For decades Israelis avoided Tel Aviv's biblical forerunner. It was seen by many as an Arab den of crime and drugs. But now that bourgeois Israelis have discovered Jaffa's ancient charm, the traditionally Arab coastal neighborhood of Ajami grinds with building crews throwing up condominiums with expansive – and expensive – sea views.
Powered by a real estate boom, Jaffa is undergoing a wave of development as Tel Aviv invests millions of dollars to build a new seafront park, and tourism operators prepare to open several boutique hotels.
It's a familiar pattern of gentrification, except the building in Jaffa has aggravated the fault line of the Palestinian-Israeli conflict, stirring nationalism in a district known for its quiescence and in a city known as Israel's capital of urbanity.
"For 40 years, they didn't take care of us. Now that they want to make it nice, they want to put us out on the street, so rich people will come here," says Amina Agarbiyeh. "I've always been for coexistence. I've never felt discrimination. Now I feel it in my flesh."
Ms. Agarbiyeh has lived on Kedem Street's sea cliff since moving to Ajami as a young girl in the 1960s. In recent months, accused of illegal renovations, Agarbiyeh's family of four has become one of nearly 500 households to be served with eviction papers.

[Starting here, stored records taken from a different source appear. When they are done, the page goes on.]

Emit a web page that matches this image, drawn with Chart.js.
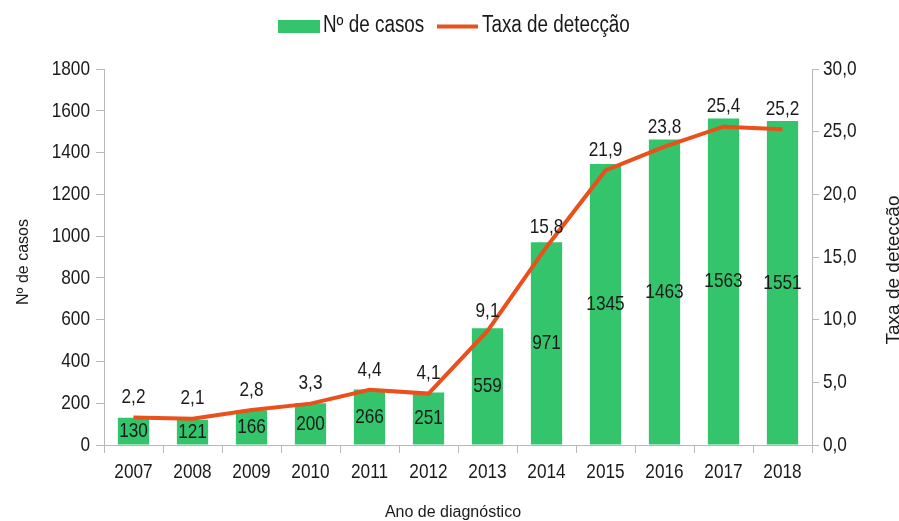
<!DOCTYPE html>
<html>
<head>
<meta charset="utf-8">
<script src="https://cdn.jsdelivr.net/npm/chart.js@4"></script>
<style>
  body { margin: 0; background: #fff; }
  canvas { display: block; }
</style>
</head>
<body>
<canvas id="grafico" width="899" height="521"></canvas>
<script>
// Dados do gráfico
const anos = ['2007', '2008', '2009', '2010', '2011', '2012', '2013', '2014', '2015', '2016', '2017', '2018'];
const casos = [130, 121, 166, 200, 266, 251, 559, 971, 1345, 1463, 1563, 1551];
const taxa = [2.2, 2.1, 2.8, 3.3, 4.4, 4.1, 9.1, 15.8, 21.9, 23.8, 25.4, 25.2];

const VERDE = '#33c46c';
const LARANJA = '#e9501c';
const CINZA = '#b8b8b8';
const TEXTO = '#1a1a1a';
const FONTE = '"Liberation Sans", Arial, sans-serif';
const ESTREITO = 0.82; // Liberation Sans Narrow is the regular face squeezed to 82%

function virgula(v) {
    return v.toFixed(1).replace('.', ',');
}

// draw condensed text the way the narrow font looks
function textoEstreito(ctx, texto, x, y, alinhamento) {
    ctx.save();
    ctx.translate(x, y);
    ctx.scale(ESTREITO, 1);
    ctx.textAlign = alinhamento;
    ctx.fillText(texto, 0, 0);
    ctx.restore();
}

// Plugin that draws value labels, tick labels, axis titles and the legend
const rotulos = {
    id: 'rotulos',
    afterDatasetsDraw(chart) {
        const ctx = chart.ctx;
        ctx.save();
        ctx.fillStyle = TEXTO;
        ctx.textBaseline = 'middle';
        ctx.font = '21px ' + FONTE;

        // bar values in the middle of each bar
        const barras = chart.getDatasetMeta(1);
        barras.data.forEach((el, i) => {
            textoEstreito(ctx, String(casos[i]), el.x, (el.y + el.base) / 2, 'center');
        });

        // line values above each point
        const linha = chart.getDatasetMeta(0);
        linha.data.forEach((el, i) => {
            textoEstreito(ctx, virgula(taxa[i]), el.x, el.y - 20, 'center');
        });
        ctx.restore();
    },
    afterDraw(chart) {
        const ctx = chart.ctx;
        const area = chart.chartArea;
        const sx = chart.scales.x, sy = chart.scales.y, sy1 = chart.scales.y1;
        ctx.save();
        ctx.fillStyle = TEXTO;

        // tick labels
        ctx.font = '21px ' + FONTE;
        ctx.textBaseline = 'alphabetic';
        sx.ticks.forEach((t, i) => {
            textoEstreito(ctx, anos[i], sx.getPixelForTick(i), area.bottom + 33, 'center');
        });
        ctx.textBaseline = 'middle';
        sy.ticks.forEach((t, i) => {
            textoEstreito(ctx, String(t.value), area.left - 14, sy.getPixelForTick(i), 'right');
        });
        sy1.ticks.forEach((t, i) => {
            textoEstreito(ctx, virgula(t.value), area.right + 11, sy1.getPixelForTick(i), 'left');
        });

        // legend
        ctx.fillStyle = VERDE;
        ctx.fillRect(278, 20, 42, 13);
        ctx.fillStyle = TEXTO;
        ctx.font = '23px ' + FONTE;
        ctx.textBaseline = 'alphabetic';
        textoEstreito(ctx, 'Nº de casos', 323, 32, 'left');
        ctx.strokeStyle = LARANJA;
        ctx.lineWidth = 4;
        ctx.beginPath();
        ctx.moveTo(437, 26.5);
        ctx.lineTo(478, 26.5);
        ctx.stroke();
        textoEstreito(ctx, 'Taxa de detecção', 482, 32, 'left');

        // axis titles
        ctx.font = '16px ' + FONTE;
        ctx.textAlign = 'center';
        ctx.fillText('Ano de diagnóstico', 453, 517);

        ctx.save();
        ctx.translate(28, 262);
        ctx.rotate(-Math.PI / 2);
        ctx.fillText('Nº de casos', 0, 0);
        ctx.restore();

        ctx.save();
        ctx.font = '19px ' + FONTE;
        ctx.translate(899, 270);
        ctx.rotate(-Math.PI / 2);
        ctx.fillText('Taxa de detecção', 0, 0);
        ctx.restore();

        ctx.restore();
    }
};

new Chart(document.getElementById('grafico').getContext('2d'), {
    type: 'bar',
    data: {
        labels: anos,
        datasets: [{
            type: 'line',
            label: 'Taxa de detecção',
            data: taxa,
            yAxisID: 'y1',
            borderColor: LARANJA,
            borderWidth: 4,
            pointRadius: 0,
            tension: 0,
            order: 0
        },
        {
            type: 'bar',
            label: 'Nº de casos',
            data: casos,
            yAxisID: 'y',
            backgroundColor: VERDE,
            barPercentage: 0.53,
            categoryPercentage: 1,
            order: 1
        }]
    },
    options: {
        responsive: false,
        animation: false,
        devicePixelRatio: 1,
        layout: {
            padding: { top: 69, left: 0, right: 0, bottom: 0 }
        },
        plugins: {
            legend: { display: false },
            tooltip: { enabled: false }
        },
        scales: {
            x: {
                grid: { drawOnChartArea: false, tickLength: 8, color: CINZA, offset: true },
                border: { color: CINZA },
                ticks: { display: false },
                afterFit: s => { s.height = 76; }
            },
            y: {
                position: 'left',
                min: 0,
                max: 1800,
                grid: { drawOnChartArea: false, tickLength: 8, color: CINZA },
                border: { color: CINZA },
                ticks: { display: false, stepSize: 200 },
                afterFit: s => { s.width = 104; }
            },
            y1: {
                position: 'right',
                min: 0,
                max: 30,
                grid: { drawOnChartArea: false, tickLength: 7, color: CINZA },
                border: { color: CINZA },
                ticks: { display: false, stepSize: 5 },
                afterFit: s => { s.width = 87; }
            }
        }
    },
    plugins: [rotulos]
});
</script>
</body>
</html>
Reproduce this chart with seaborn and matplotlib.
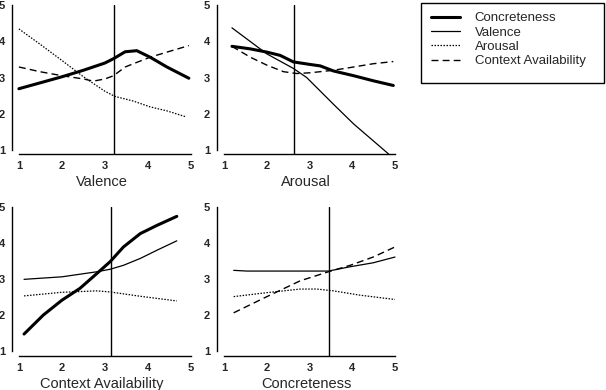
import matplotlib
matplotlib.use("Agg")
import matplotlib.pyplot as plt
from matplotlib.lines import Line2D
from matplotlib.patches import Rectangle
import seaborn as sns
import pandas as pd

# ---------- data ----------
# Panel 1: x = Valence
val_x_conc = [1.0, 2.0, 2.5, 3.0, 3.2, 3.47, 3.74, 4.05, 4.44, 4.95]
val_y_conc = [2.69, 3.02, 3.2, 3.40, 3.52, 3.71, 3.74, 3.56, 3.29, 2.98]
val_x_arou = [1.0, 1.49, 2.0, 2.5, 3.0, 3.23, 3.66, 4.05, 4.44, 4.87]
val_y_arou = [4.34, 3.92, 3.47, 3.02, 2.62, 2.48, 2.35, 2.19, 2.08, 1.92]
val_x_ctx = [1.0, 1.49, 2.0, 2.5, 2.73, 3.0, 3.2, 3.47, 3.66, 4.05, 4.44, 4.95]
val_y_ctx = [3.29, 3.16, 3.05, 2.96, 2.90, 2.96, 3.05, 3.29, 3.38, 3.56, 3.70, 3.88]
val_mean = 3.2

# Panel 2: x = Arousal
aro_x_conc = [1.18, 1.61, 2.0, 2.31, 2.62, 3.01, 3.25, 3.56, 4.03, 4.49, 4.96]
aro_y_conc = [3.86, 3.79, 3.70, 3.61, 3.43, 3.36, 3.32, 3.18, 3.05, 2.91, 2.78]
aro_x_val = [1.18, 2.0, 2.62, 2.93, 3.56, 4.03, 4.85]
aro_y_val = [4.37, 3.65, 3.25, 3.0, 2.26, 1.72, 0.89]
aro_x_ctx = [1.18, 1.61, 2.0, 2.39, 2.7, 3.01, 3.56, 4.03, 4.49, 4.96]
aro_y_ctx = [3.86, 3.56, 3.34, 3.16, 3.11, 3.13, 3.20, 3.29, 3.38, 3.44]
aro_mean = 2.64

# Panel 3: x = Context Availability
ctx_x_conc = [1.12, 1.57, 2.0, 2.42, 2.81, 3.12, 3.43, 3.82, 4.21, 4.67]
ctx_y_conc = [1.47, 2.0, 2.41, 2.74, 3.15, 3.48, 3.89, 4.26, 4.49, 4.74]
ctx_x_val = [1.12, 2.0, 2.81, 3.12, 3.43, 3.82, 4.21, 4.67]
ctx_y_val = [2.99, 3.06, 3.20, 3.27, 3.38, 3.57, 3.80, 4.06]
ctx_x_arou = [1.12, 2.0, 2.81, 3.12, 3.82, 4.67]
ctx_y_arou = [2.53, 2.63, 2.67, 2.64, 2.52, 2.39]
ctx_mean = 3.14

# Panel 4: x = Concreteness
con_x_val = [1.22, 1.53, 2.39, 3.44, 3.95, 4.49, 5.0]
con_y_val = [3.24, 3.22, 3.22, 3.22, 3.34, 3.45, 3.61]
con_x_arou = [1.22, 2.0, 2.78, 3.17, 3.56, 4.18, 5.0]
con_y_arou = [2.51, 2.62, 2.72, 2.72, 2.67, 2.55, 2.43]
con_x_ctx = [1.22, 2.0, 2.78, 3.44, 3.95, 4.49, 5.0]
con_y_ctx = [2.06, 2.51, 2.95, 3.20, 3.38, 3.61, 3.89]
con_mean = 3.46

styles = {
    "Concreteness": dict(lw=2.2, ls="-"),
    "Valence": dict(lw=0.9, ls="-"),
    "Arousal": dict(lw=0.9, ls=(0, (1.2, 1.2))),
    "Context Availability": dict(lw=1.0, ls=(0, (5, 3))),
}

panels = [
    ("Valence", val_mean, [("Concreteness", val_x_conc, val_y_conc),
                           ("Arousal", val_x_arou, val_y_arou),
                           ("Context Availability", val_x_ctx, val_y_ctx)]),
    ("Arousal", aro_mean, [("Concreteness", aro_x_conc, aro_y_conc),
                           ("Valence", aro_x_val, aro_y_val),
                           ("Context Availability", aro_x_ctx, aro_y_ctx)]),
    ("Context Availability", ctx_mean, [("Concreteness", ctx_x_conc, ctx_y_conc),
                                        ("Valence", ctx_x_val, ctx_y_val),
                                        ("Arousal", ctx_x_arou, ctx_y_arou)]),
    ("Concreteness", con_mean, [("Valence", con_x_val, con_y_val),
                                ("Arousal", con_x_arou, con_y_arou),
                                ("Context Availability", con_x_ctx, con_y_ctx)]),
]

sns.set_style("white")
plt.rcParams["font.family"] = ["Liberation Sans", "DejaVu Sans"]

W, H = 606, 390
fig = plt.figure(figsize=(W / 100, H / 100), dpi=100)

# axes boxes in pixels: left, top, right, bottom
boxes = [(12, 5, 191, 154), (217, 5, 395, 154),
         (12, 207, 191, 356), (217, 207, 395, 356)]
ybot = [0.89, 0.89, 0.86, 0.86]
xleft = [0.84, 0.83, 0.84, 0.83]

for (xlabel, mean, series), (l, t, r, b), yb, xl in zip(panels, boxes, ybot, xleft):
    ax = fig.add_axes([l / W, 1 - b / H, (r - l) / W, (b - t) / H])
    for name, xs, ys in series:
        df = pd.DataFrame({"x": xs, "y": ys})
        sns.lineplot(data=df, x="x", y="y", ax=ax, color="black",
                     linewidth=styles[name]["lw"], linestyle=styles[name]["ls"],
                     clip_on=False, solid_joinstyle="round",
                     solid_capstyle="round")
    ax.axvline(mean, color="black", lw=1.0)
    ax.set_xlim(xl, 5.0)
    ax.set_ylim(yb, 5.0)
    ax.set_xticks([1, 2, 3, 4, 5])
    ax.set_yticks([1, 2, 3, 4, 5])
    ax.spines["top"].set_visible(False)
    ax.spines["right"].set_visible(False)
    ax.spines["bottom"].set_bounds(1, 5)
    ax.spines["left"].set_bounds(1, 5)
    for s in ("left", "bottom"):
        ax.spines[s].set_color("black")
        ax.spines[s].set_linewidth(1.0)
    ax.tick_params(axis="both", direction="out", length=3, width=1,
                   labelsize=8, pad=2, color="black")
    for lab in ax.get_xticklabels() + ax.get_yticklabels():
        lab.set_fontweight("bold")
    ax.set_xlabel(xlabel, fontsize=10.5, labelpad=3)
    ax.set_ylabel("")
    ax.patch.set_alpha(0)

# legend: entries without frame, box drawn as a figure rectangle
handles = [Line2D([], [], color="black", lw=styles[n]["lw"], ls=styles[n]["ls"])
           for n in styles]
fig.legend(handles, list(styles), loc="upper left",
           bbox_to_anchor=(431 / W, 1 - 12 / H), fontsize=9.5,
           frameon=False, handlelength=2.2, borderpad=0,
           labelspacing=0.16, handletextpad=1.1, borderaxespad=0)
fig.patches.append(Rectangle((421 / W, 1 - 83 / H), 183 / W, 80 / H,
                             transform=fig.transFigure, fill=False,
                             edgecolor="black", linewidth=1.0))

fig.savefig("out.png", dpi=100)
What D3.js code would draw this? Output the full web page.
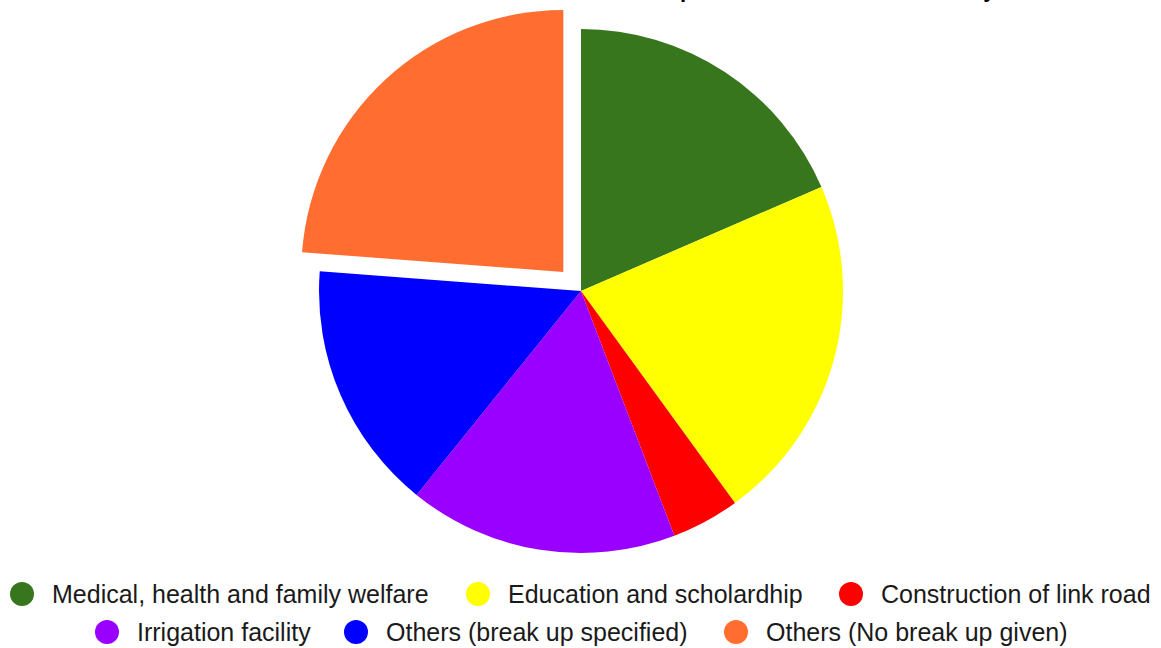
<!DOCTYPE html>
<html><head><meta charset="utf-8">
<script src="https://cdn.jsdelivr.net/npm/d3@7"></script>
<style>body{margin:0;background:#fff;}svg{display:block;font-family:"Liberation Sans",Arial,sans-serif;}</style>
</head><body>
<svg id="c" width="1161" height="648"></svg>
<script>
const categories = ["Medical, health and family welfare","Education and scholardhip","Construction of link road","Irrigation facility","Others (break up specified)","Others (No break up given)"];
const values = [18.5, 21.5, 4.2, 16.6, 15.4, 23.8];
const colors = ["#38761d","#ffff00","#ff0000","#9900ff","#0000ff","#ff6d31"];
const exploded = [false,false,false,false,false,true];
const titleText = "CSR Expenditure breakdown for the year";

const svg = d3.select("#c");
const cx = 581, cy = 291, r = 262, off = 26;

const pie = d3.pie().sort(null).value(d => d.v);
const data = pie(categories.map((c,i)=>({c, v: values[i], i})));
const arc = d3.arc().innerRadius(0).outerRadius(r);
const g = svg.append("g").attr("transform", `translate(${cx},${cy})`);
g.selectAll("path").data(data).join("path")
  .attr("d", arc)
  .attr("fill", d => colors[d.data.i])
  .attr("transform", d => {
    if (!exploded[d.data.i]) return null;
    const a = (d.startAngle + d.endAngle)/2;
    return `translate(${off*Math.sin(a)},${-off*Math.cos(a)})`;
  });

// title (clipped at top edge, as in the reference)
const t = svg.append("text").attr("y", -3).attr("font-size", 22).attr("font-weight", "bold").attr("fill", "#000").text(titleText);
const px = t.node().getStartPositionOfChar(titleText.indexOf("p")).x;
t.attr("x", 683 - px - 3);

// legend
const rows = [
  [{i:0, cx:22}, {i:1, cx:478}, {i:2, cx:851}],
  [{i:3, cx:107}, {i:4, cx:356}, {i:5, cx:736}]
];
const rowY = [594, 632];
rows.forEach((row, ri) => {
  row.forEach(it => {
    svg.append("circle").attr("cx", it.cx).attr("cy", rowY[ri]).attr("r", 12).attr("fill", colors[it.i]);
    svg.append("text").attr("x", it.cx + 30).attr("y", rowY[ri]).attr("dy", "0.36em")
      .attr("font-size", 25).attr("fill", "#1a1a1a").text(categories[it.i]);
  });
});
</script>
</body></html>
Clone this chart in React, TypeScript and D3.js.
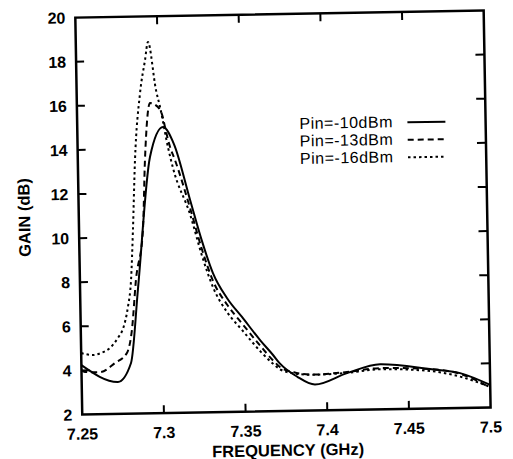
import React from 'react';
import * as d3 from 'd3';

// ---- data ----
const xTickValues = [7.25, 7.3, 7.35, 7.4, 7.45, 7.5];
const xTickLabels = ['7.25', '7.3', '7.35', '7.4', '7.45', '7.5'];
const yTickValues = [2, 4, 6, 8, 10, 12, 14, 16, 18, 20];
const seriesNames = ['Pin=-10dBm', 'Pin=-13dBm', 'Pin=-16dBm'];

const freq10 = [7.25, 7.2722, 7.2804, 7.2855, 7.2942, 7.3025, 7.309, 7.3183, 7.325, 7.3315, 7.34, 7.3488, 7.36, 7.3674, 7.3716, 7.3819, 7.3928, 7.4125, 7.4328, 7.4633, 7.4817, 7.5];
const gain10 = [4.24, 3.45, 4.3, 7.69, 13.62, 14.97, 14.19, 11.64, 9.8, 8.31, 7.15, 6.3, 5.2, 4.55, 4.15, 3.55, 3.18, 3.67, 4.05, 3.79, 3.58, 3.02];

const freq13 = [7.25, 7.2521, 7.2613, 7.2706, 7.278, 7.2813, 7.2843, 7.2891, 7.2911, 7.2948, 7.2996, 7.3026, 7.3037, 7.3066, 7.3095, 7.3183, 7.325, 7.3315, 7.34, 7.3488, 7.36, 7.3674, 7.3715, 7.38, 7.3917, 7.4125, 7.4327, 7.4633, 7.4817, 7.5];
const gain13 = [4.0, 3.93, 3.91, 4.31, 4.76, 5.79, 8.06, 10.31, 13.49, 16.07, 15.88, 15.38, 14.97, 14.06, 13.46, 11.25, 9.4, 7.95, 6.85, 6.0, 4.95, 4.3, 4.0, 3.75, 3.63, 3.72, 3.87, 3.79, 3.55, 2.9];

const freq16 = [7.25, 7.2572, 7.2622, 7.2677, 7.2727, 7.2758, 7.2791, 7.2813, 7.283, 7.285, 7.2888, 7.2922, 7.2942, 7.2986, 7.3009, 7.3053, 7.3082, 7.3183, 7.325, 7.3315, 7.34, 7.3488, 7.36, 7.3674, 7.3715, 7.38, 7.3917, 7.4125, 7.4327, 7.4633, 7.4817, 7.5];
const gain16 = [4.79, 4.69, 4.78, 5.0, 5.45, 5.85, 6.84, 8.06, 10.33, 13.5, 16.53, 18.02, 18.84, 16.65, 15.88, 14.06, 13.1, 10.95, 9.1, 7.65, 6.5, 5.7, 4.7, 4.15, 3.9, 3.7, 3.62, 3.68, 3.82, 3.7, 3.42, 2.93];

const seriesFreq = [freq10, freq13, freq16];
const seriesGain = [gain10, gain13, gain16];
const seriesDash = ['none', '6 4', '2.5 3'];

const W = 513;
const H = 459;
const FONT = '"Liberation Sans", Arial, Helvetica, sans-serif';

export default function App() {
  const x = d3.scaleLinear().domain([7.25, 7.5]).range([78.8, 487.2]);
  const y = d3.scaleLinear().domain([2, 20]).range([411, 14]);
  const line = d3
    .line<[number, number]>()
    .x((d) => x(d[0]))
    .y((d) => y(d[1]))
    .curve(d3.curveMonotoneX);

  const x0 = x(7.25), x1 = x(7.5), y0 = y(2), y1 = y(20);
  const innerX = xTickValues.filter((v) => v > 7.25 && v < 7.5);
  const innerY = yTickValues.filter((v) => v > 2 && v < 20);

  const legendX = 301;
  const legendY = [123.5, 141, 158.5];

  return (
    <svg width={W} height={H} style={{ position: 'absolute', left: 0, top: 0, background: '#fff' }}>
      <rect x={0} y={0} width={W} height={H} fill="#fff" />
      <g transform="rotate(-1, 285, 215)" fontFamily={FONT} fill="#000">
        {/* curves */}
        {seriesFreq.map((fr, i) => (
          <path
            key={i}
            d={line(fr.map((f, j) => [f, seriesGain[i][j]] as [number, number])) || ''}
            fill="none"
            stroke="#000"
            strokeWidth={2}
            strokeDasharray={seriesDash[i]}
            strokeLinejoin="round"
          />
        ))}

        {/* frame */}
        <rect x={x0} y={y1} width={x1 - x0} height={y0 - y1} fill="none" stroke="#000" strokeWidth={2.5} />

        {/* ticks */}
        {innerX.map((v) => (
          <g key={'xt' + v}>
            <line x1={x(v)} x2={x(v)} y1={y0} y2={y0 - 8} stroke="#000" strokeWidth={2} />
            <line x1={x(v)} x2={x(v)} y1={y1} y2={y1 + 8} stroke="#000" strokeWidth={2} />
          </g>
        ))}
        {innerY.map((v) => (
          <g key={'yt' + v}>
            <line x1={x0} x2={x0 + 8} y1={y(v)} y2={y(v)} stroke="#000" strokeWidth={2} />
            <line x1={x1} x2={x1 - 9} y1={y(v)} y2={y(v)} stroke="#000" strokeWidth={2} />
          </g>
        ))}

        {/* tick labels */}
        {xTickValues.map((v, i) => (
          <text key={'xl' + v} x={x(v)} y={y0 + 25} textAnchor="middle" fontSize={16} fontWeight="bold">
            {xTickLabels[i]}
          </text>
        ))}
        {yTickValues.map((v) => (
          <text key={'yl' + v} x={x0 - 10} y={y(v)} dy="0.36em" textAnchor="end" fontSize={16} fontWeight="bold">
            {v}
          </text>
        ))}

        {/* axis titles */}
        <text x={284} y={456} textAnchor="middle" fontSize={16.5} fontWeight="bold">
          FREQUENCY (GHz)
        </text>
        <text
          transform="translate(24, 213) rotate(-90)"
          textAnchor="middle"
          dy="0.36em"
          fontSize={16.5}
          fontWeight="bold"
        >
          GAIN (dB)
        </text>

        {/* legend */}
        {seriesNames.map((name, i) => (
          <g key={name}>
            <text x={legendX} y={legendY[i]} dy="0.36em" fontSize={16} letterSpacing={0.5}>
              {name}
            </text>
            <line
              x1={409}
              x2={447}
              y1={legendY[i] + 1}
              y2={legendY[i] + 1}
              stroke="#000"
              strokeWidth={2}
              strokeDasharray={seriesDash[i]}
            />
          </g>
        ))}
      </g>
    </svg>
  );
}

Activists, residents, and planners see the wave of expulsion notices as a part of a government plot to clear Ajami of poor Arabs renting on public land so it can be sold to developers to build housing for the middle and upper class, who are overwhelmingly Jewish.
"This is what I call economic [population] transfer," says Kamal Agarbiyeh, a chair of the Ajami neighborhood committee who is not related to Amina. "They're coming with guns loaded and saying get out or I'll shoot. Except they're loaded with dollars not bullets."
Back in February, both Kamal and Amina joined about 1,000 marchers to protest the evictions by chanting, "In blood, in fire, we will redeem you, Jaffa." It's a chant borrowed from their Palestinian brethren in the West Bank and Gaza. The march marked Jaffa's first commemoration of Land Day, a day of Arab protest against Israeli expropriation of property belonging to Palestinians remaining inside Israel's original borders.
"There were moments that I felt uncomfortable at the demonstration," says Metial Lehavi, a Tel Aviv city council member from the leftist Meretz Party who supports Jaffa's prospective evictees but objects to turning the struggle into one of Palestinian nationalism. "I don't think it's the way to enlist public opinion."
Ajami's Arab activists say they don't oppose living alongside the wealthy Jews. "We want Jews to be in Jaffa, but we don't want it at the expense of Arabs," says Ibrahim Abu Zindi, who works at Jaffa's Arab-Jewish community center.
South of the ramparts of old Jaffa, the warrens of Ajami descend haphazardly to a shelf overlooking the Mediterranean. With arched windows atop Greek columns, Jaffa's old world motif strikes an earthy contrast to modernist Tel Aviv. "It's conquest of the desert," says Varda Paz, a real estate broker who estimated that some properties in Jaffa have doubled in value in the past six years.
After Israel's independence, Jaffa was incorporated into Tel Aviv, which was officially renamed Tel Aviv-Jaffa. The original residents of Jaffa, however, fled during the 1948 Arab-Israeli war, becoming refugees. The government eventually nationalized neighborhoods like Ajami, and leased out the dwellings to Arab migrants.
Naama Mishal, of the nonprofit planning rights advocacy group Bimkom, says the government still has a responsibility to Jaffa residents. Development "is raising the value of the assets, and coming back as a boomerang to the Arab residents. It's bringing Jews and cleaning out Jaffa."